I’m running a super simple feed forward neural network on a dataset consisting of 128 features over 50 classes. These features are sentence embeddings I’ve extracted from a BERT model where I’m already reaching 0.73 accuracy.
During training, the loss goes down consistently and the accuracy on the training set is usually at least 0.40 depending on what I set the hyperparameters at.
But the accuracy on the dev set is always extremely low. In most cases it’s usually <0.02, which is worse than random guessing.
Things I’ve tried:
- Learning rates of
[0.1, 0.01, 0.001, 0.0005, 0.0001, 0.00001]
- Adding extra layers in the neural net
- Using sigmoid and tanh instead of ReLU
- Removing dropout layer
- Adding batch norm layer
- SGD instead of Adam
Code:
class NeuralNet(nn.Module):
def __init__(self):
super().__init__()
self.hidden1 = nn.Linear(128, 80)
self.output = nn.Linear(80, 50)
self.relu = nn.ReLU()
self.dropout = nn.Dropout(p=0.5)
def forward(self, x):
x = self.hidden1(x)
x = self.relu(x)
x = self.dropout(x)
x = self.output(x)
return x
nnet = NeuralNet()
loss_function = nn.CrossEntropyLoss()
optimizer = optim.Adam(nnet.parameters(), lr=0.001)
nnet.double().to(device)
# Create the DataLoader for our training set.
train_data = TensorDataset(train_features, train_labels)
train_sampler = RandomSampler(train_data)
train_dataloader = DataLoader(train_data, sampler=train_sampler, batch_size=32)
validation_data = TensorDataset(test_features, test_labels)
validation_sampler = SequentialSampler(validation_data)
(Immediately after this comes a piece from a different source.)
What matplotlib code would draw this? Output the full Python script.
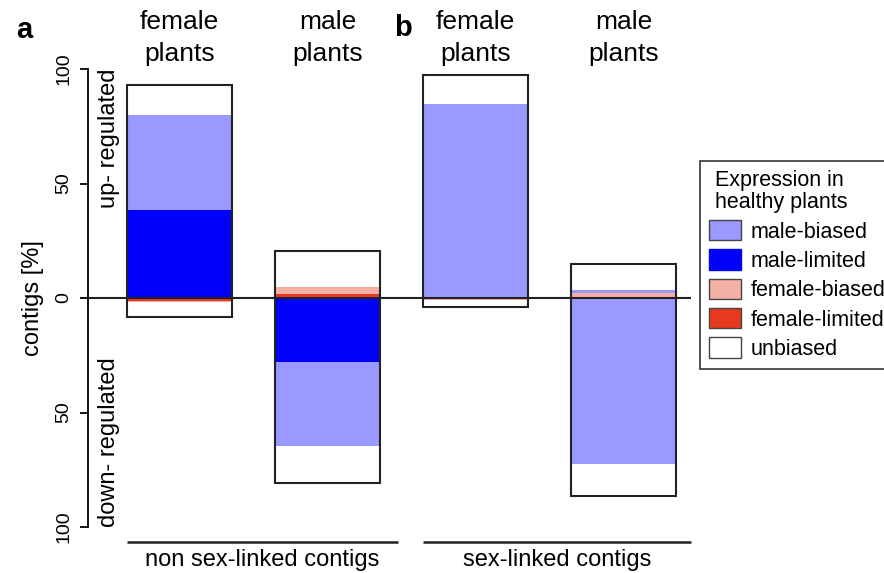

validation_dataloader = DataLoader(validation_data, sampler=validation_sampler, batch_size=32)
epochs = 100
for epoch in range(1, epochs+1):
nnet.train()
epoch_loss = 0
epoch_acc = 0
for batch in train_dataloader:
features = batch[0].to(device)
labels = batch[1].to(device)
optimizer.zero_grad()
outputs = nnet(features)
vals, inds = torch.max(outputs, dim=1)
loss = loss_function(outputs, labels)
epoch_loss += loss
acc = torch.eq(inds, labels).sum().item() / labels.shape[0]
epoch_acc += acc
loss.backward()
optimizer.step()
avg_epoch_loss = epoch_loss / len(train_dataloader)
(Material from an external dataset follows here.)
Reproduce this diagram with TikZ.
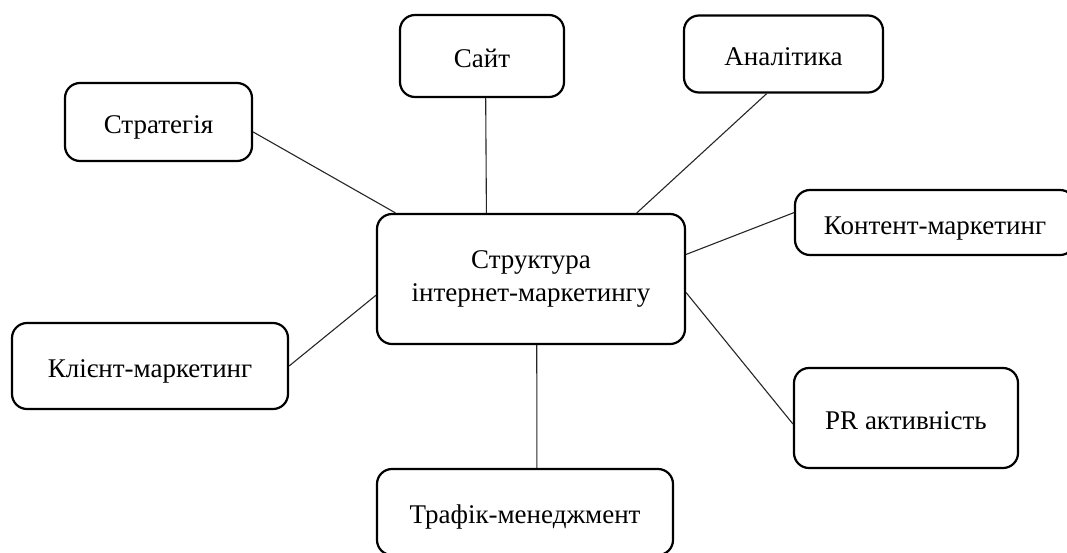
\documentclass[tikz,border=0pt]{standalone}
\usepackage{fontspec}
\setmainfont{Liberation Serif}
\begin{document}
\begin{tikzpicture}[x=1pt,y=-1pt,
  box/.style={draw=black, line width=2.2pt, rounded corners=15pt, fill=white,
    inner sep=0pt, align=center, font=\fontsize{27}{33}\selectfont},
  oneline/.style={text height=27pt, text depth=4pt},
  link/.style={draw=black!85, line width=1.1pt}]
\useasboundingbox (0,0) rectangle (1067,552);
\node[box, minimum width=308pt, minimum height=130pt] (center) at (531,279) {Структура\\інтернет-маркетингу};
\node[box, oneline, minimum width=187pt, minimum height=78pt] (strat) at (158.5,122) {Стратегія};
\node[box, oneline, minimum width=164pt, minimum height=82pt] (site) at (482,56) {Сайт};
\node[box, oneline, minimum width=199pt, minimum height=77pt] (anal) at (783.5,54) {Аналітика};
\node[box, oneline, minimum width=280pt, minimum height=65pt] (cont) at (935,222.5) {Контент-маркетинг};
\node[box, oneline, minimum width=276pt, minimum height=86pt] (client) at (150,366) {Клієнт-маркетинг};
\node[box, oneline, minimum width=224pt, minimum height=100pt] (pr) at (906,418) {PR активність};
\node[box, oneline, minimum width=296pt, minimum height=86pt] (traf) at (525,512) {Трафік-менеджмент};
\draw[link] (strat.-6) -- (center.154.1);
\draw[link] (site.-85.8) -- (center.124.7);
\draw[link] (anal.-113.2) -- (center.32);
\draw[link] (cont.176.1) -- (center.9.6);
\draw[link] (client.east) -- (center.186.3);
\draw[link] (pr.183.6) -- (center.-5.6);
\draw[link] (traf.75.7) -- (center.-85.6);
\end{tikzpicture}
\end{document}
avg_epoch_acc = epoch_acc / len(train_dataloader)
print(f"Epoch: [{epoch}/{epochs}], loss: {avg_epoch_loss}, acc: {avg_epoch_acc}")
nnet.eval()
total_acc = 0
for batch in validation_dataloader:
features = batch[0].to(device)
labels = batch[1].to(device)
with torch.no_grad():
outputs = nnet(features)
vals, inds = torch.max(outputs, dim=1)
loss = loss_function(outputs, labels)
print(f"Loss: {loss}")
acc = torch.eq(inds, labels).sum().item() / labels.shape[0]
total_acc += acc
avg_acc = total_acc / len(validation_dataloader)
print(f'Acc: {avg_acc}')